## TASK STATEMENT
Your task is to locate every line holding the string "this" and to copy each of them.

## EXTRACTED MATERIAL
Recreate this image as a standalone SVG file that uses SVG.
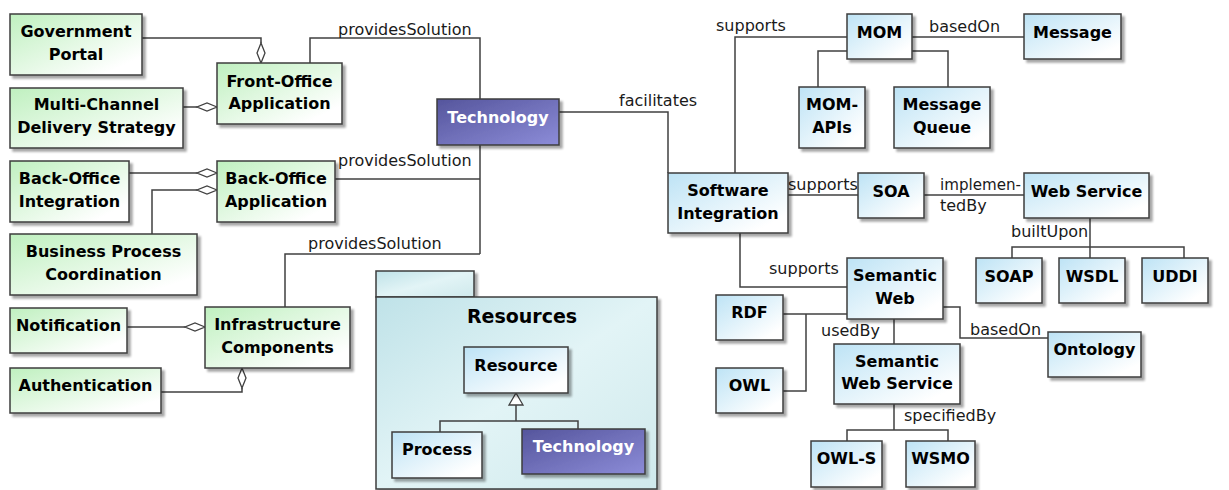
<svg xmlns="http://www.w3.org/2000/svg" width="1229" height="490" viewBox="0 0 1229 490">
<defs>
<linearGradient id="gGreen" x1="0" y1="0" x2="1" y2="1">
<stop offset="0" stop-color="#bff0bf"/><stop offset="0.85" stop-color="#ffffff"/></linearGradient>
<linearGradient id="gBlue" x1="0" y1="0" x2="1" y2="1">
<stop offset="0" stop-color="#bde3f5"/><stop offset="0.85" stop-color="#ffffff"/></linearGradient>
<linearGradient id="gDark" x1="0" y1="0" x2="1" y2="1">
<stop offset="0" stop-color="#55559c"/><stop offset="1" stop-color="#8c8cd8"/></linearGradient>
<linearGradient id="gPkg" x1="0" y1="0" x2="1" y2="1">
<stop offset="0" stop-color="#bfe2e8"/><stop offset="0.5" stop-color="#e2f4f6"/><stop offset="1" stop-color="#cfe9ec"/></linearGradient>
<filter id="sh" x="-10%" y="-10%" width="130%" height="140%">
<feDropShadow dx="3" dy="3" stdDeviation="1" flood-color="#000" flood-opacity="0.35"/></filter>
<style>
.g{fill:url(#gGreen)}
.b{fill:url(#gBlue)}
.d{fill:url(#gDark)}
.box{stroke:#3c3c3c;stroke-width:1.5;filter:url(#sh)}
.t{font-family:"DejaVu Sans",sans-serif;font-weight:bold;font-size:16px;fill:#000;text-anchor:middle}
.tw{fill:#ffffff}
.lbl{font-family:"DejaVu Sans",sans-serif;font-size:16px;fill:#1a1a1a}
.c{fill:none;stroke:#404040;stroke-width:1.5}
.agg{fill:#ffffff;stroke:#404040;stroke-width:1.3}
.pk{fill:url(#gPkg);stroke:#3c3c3c;stroke-width:1.5;filter:url(#sh)}
</style>
</defs>
<rect width="1229" height="490" fill="#ffffff"/>

<g id="resources-package">
<rect class="pk" x="376" y="271" width="98" height="26"/>
<rect class="pk" x="376" y="297" width="281" height="192"/>
<text class="t" x="522" y="323" style="font-size:19px">Resources</text>
</g>

<g id="connectors">
<path class="c" d="M142,38 H261 V43"/>
<polygon class="agg" points="261,63 265,53 261,43 257,53"/>
<path class="c" d="M183,107 H197"/>
<polygon class="agg" points="217,107 207,103 197,107 207,111"/>
<path class="c" d="M129,173 H197"/>
<polygon class="agg" points="217,173 207,169 197,173 207,177"/>
<path class="c" d="M152,234 V190 H197"/>
<polygon class="agg" points="217,190 207,186 197,190 207,194"/>
<path class="c" d="M127,327 H185"/>
<polygon class="agg" points="205,327 195,323 185,327 195,331"/>
<path class="c" d="M161,392 H242 V388"/>
<polygon class="agg" points="242,368 246,378 242,388 238,378"/>
<path class="c" d="M310,63 V38 H480 V99"/>
<path class="c" d="M480,145 V254"/>
<path class="c" d="M335,179 H480"/>
<path class="c" d="M285,307 V254 H480"/>
<path class="c" d="M559,112 H668 V173"/>
<path class="c" d="M735,173 V37 H847"/>
<path class="c" d="M912,37 H1024"/>
<path class="c" d="M847,51 H818 V87"/>
<path class="c" d="M912,51 H948 V87"/>
<path class="c" d="M788,195 H858"/>
<path class="c" d="M924,195 H1024"/>
<path class="c" d="M1090,218 V258"/>
<path class="c" d="M1012,258 V247 H1184 V258"/>
<path class="c" d="M740,233 V287 H847"/>
<path class="c" d="M847,314 H783"/>
<path class="c" d="M806,314 V391 H783"/>
<path class="c" d="M943,307 H960 V338 H1048"/>
<path class="c" d="M894,319 V344"/>
<path class="c" d="M894,404 V430"/>
<path class="c" d="M847,441 V430 H948 V441"/>
<path class="c" d="M516,405 V421"/>
<path class="c" d="M440,432 V421 H578 V429"/>
<polygon class="agg" points="516,393 523,405 509,405"/>
<text class="lbl" x="338" y="35">providesSolution</text>
<text class="lbl" x="338" y="166">providesSolution</text>
<text class="lbl" x="308" y="249">providesSolution</text>
<text class="lbl" x="619" y="106">facilitates</text>
<text class="lbl" x="716" y="31">supports</text>
<text class="lbl" x="929" y="32">basedOn</text>
<text class="lbl" x="788" y="190">supports</text>
<text class="lbl" x="940" y="190" textLength="81" lengthAdjust="spacingAndGlyphs">implemen-</text>
<text class="lbl" x="940" y="211">tedBy</text>
<text class="lbl" x="1011" y="237">builtUpon</text>
<text class="lbl" x="769" y="274">supports</text>
<text class="lbl" x="970" y="335">basedOn</text>
<text class="lbl" x="821" y="336">usedBy</text>
<text class="lbl" x="904" y="421">specifiedBy</text>
</g>

<g id="government-portal"><rect class="box g" x="10" y="14" width="132" height="61"/>
<text class="t" x="76" y="37">Government</text><text class="t" x="76" y="60">Portal</text></g>
<g id="front-office-application"><rect class="box g" x="217" y="63" width="125" height="61"/>
<text class="t" x="279.5" y="87">Front-Office</text><text class="t" x="279.5" y="109">Application</text></g>
<g id="multi-channel"><rect class="box g" x="10" y="88" width="173" height="60"/>
<text class="t" x="96.5" y="110">Multi-Channel</text><text class="t" x="96.5" y="133">Delivery Strategy</text></g>
<g id="back-office-integration"><rect class="box g" x="10" y="161" width="119" height="61"/>
<text class="t" x="69.5" y="184">Back-Office</text><text class="t" x="69.5" y="207">Integration</text></g>
<g id="back-office-application"><rect class="box g" x="217" y="161" width="118" height="61"/>
<text class="t" x="276" y="184">Back-Office</text><text class="t" x="276" y="207">Application</text></g>
<g id="business-process-coordination"><rect class="box g" x="10" y="234" width="187" height="61"/>
<text class="t" x="103.5" y="257">Business Process</text><text class="t" x="103.5" y="280">Coordination</text></g>
<g id="notification"><rect class="box g" x="10" y="308" width="117" height="45"/>
<text class="t" x="68.5" y="331">Notification</text></g>
<g id="infrastructure-components"><rect class="box g" x="205" y="307" width="145" height="61"/>
<text class="t" x="277.5" y="330">Infrastructure</text><text class="t" x="277.5" y="353">Components</text></g>
<g id="authentication"><rect class="box g" x="10" y="368" width="151" height="45"/>
<text class="t" x="85.5" y="391">Authentication</text></g>

<g id="technology"><rect class="box d" x="437" y="99" width="122" height="46"/>
<text class="t tw" x="498" y="123">Technology</text></g>

<g id="resource"><rect class="box b" x="464" y="347" width="104" height="46"/>
<text class="t" x="516" y="371">Resource</text></g>
<g id="process"><rect class="box b" x="392" y="432" width="90" height="46"/>
<text class="t" x="437" y="455">Process</text></g>
<g id="technology-inner"><rect class="box d" x="522" y="429" width="123" height="45"/>
<text class="t tw" x="583.5" y="452">Technology</text></g>

<g id="mom"><rect class="box b" x="847" y="14" width="65" height="45"/>
<text class="t" x="879.5" y="38">MOM</text></g>
<g id="message"><rect class="box b" x="1024" y="14" width="97" height="45"/>
<text class="t" x="1072.5" y="38">Message</text></g>
<g id="mom-apis"><rect class="box b" x="799" y="87" width="66" height="61"/>
<text class="t" x="832" y="110">MOM-</text><text class="t" x="832" y="133">APIs</text></g>
<g id="message-queue"><rect class="box b" x="894" y="87" width="96" height="61"/>
<text class="t" x="942" y="110">Message</text><text class="t" x="942" y="133">Queue</text></g>
<g id="software-integration"><rect class="box b" x="668" y="173" width="120" height="60"/>
<text class="t" x="728" y="196">Software</text><text class="t" x="728" y="219">Integration</text></g>
<g id="soa"><rect class="box b" x="858" y="173" width="66" height="45"/>
<text class="t" x="891" y="197">SOA</text></g>
<g id="web-service"><rect class="box b" x="1024" y="173" width="125" height="45"/>
<text class="t" x="1086.5" y="197">Web Service</text></g>
<g id="soap"><rect class="box b" x="976" y="258" width="66" height="45"/>
<text class="t" x="1009" y="282">SOAP</text></g>
<g id="wsdl"><rect class="box b" x="1059" y="258" width="66" height="45"/>
<text class="t" x="1092" y="282">WSDL</text></g>
<g id="uddi"><rect class="box b" x="1142" y="258" width="66" height="45"/>
<text class="t" x="1175" y="282">UDDI</text></g>
<g id="semantic-web"><rect class="box b" x="847" y="258" width="96" height="61"/>
<text class="t" x="895" y="281">Semantic</text><text class="t" x="895" y="304">Web</text></g>
<g id="rdf"><rect class="box b" x="716" y="295" width="67" height="45"/>
<text class="t" x="749.5" y="318">RDF</text></g>
<g id="owl"><rect class="box b" x="716" y="368" width="67" height="45"/>
<text class="t" x="749.5" y="391">OWL</text></g>
<g id="ontology"><rect class="box b" x="1048" y="332" width="93" height="45"/>
<text class="t" x="1094.5" y="355">Ontology</text></g>
<g id="semantic-web-service"><rect class="box b" x="834" y="344" width="126" height="60"/>
<text class="t" x="897" y="367">Semantic</text><text class="t" x="897" y="389">Web Service</text></g>
<g id="owl-s"><rect class="box b" x="811" y="441" width="71" height="46"/>
<text class="t" x="846.5" y="464">OWL-S</text></g>
<g id="wsmo"><rect class="box b" x="906" y="441" width="69" height="46"/>
<text class="t" x="940.5" y="464">WSMO</text></g>
</svg>
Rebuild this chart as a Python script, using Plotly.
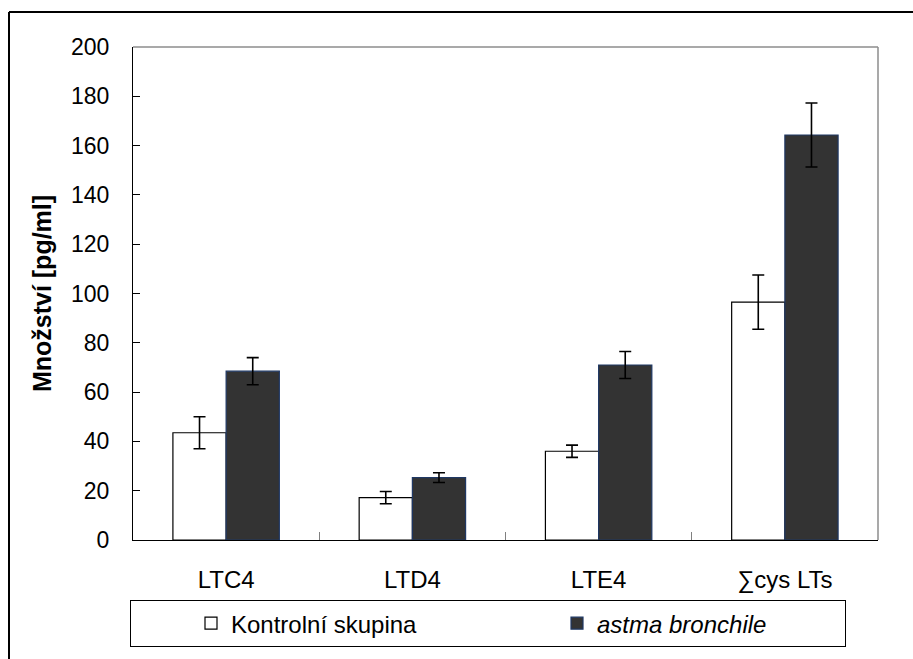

## RESULT BELOW
Recreate this image as a standalone SVG file that uses SVG.
Rebuild this chart as a Python script, using Plotly.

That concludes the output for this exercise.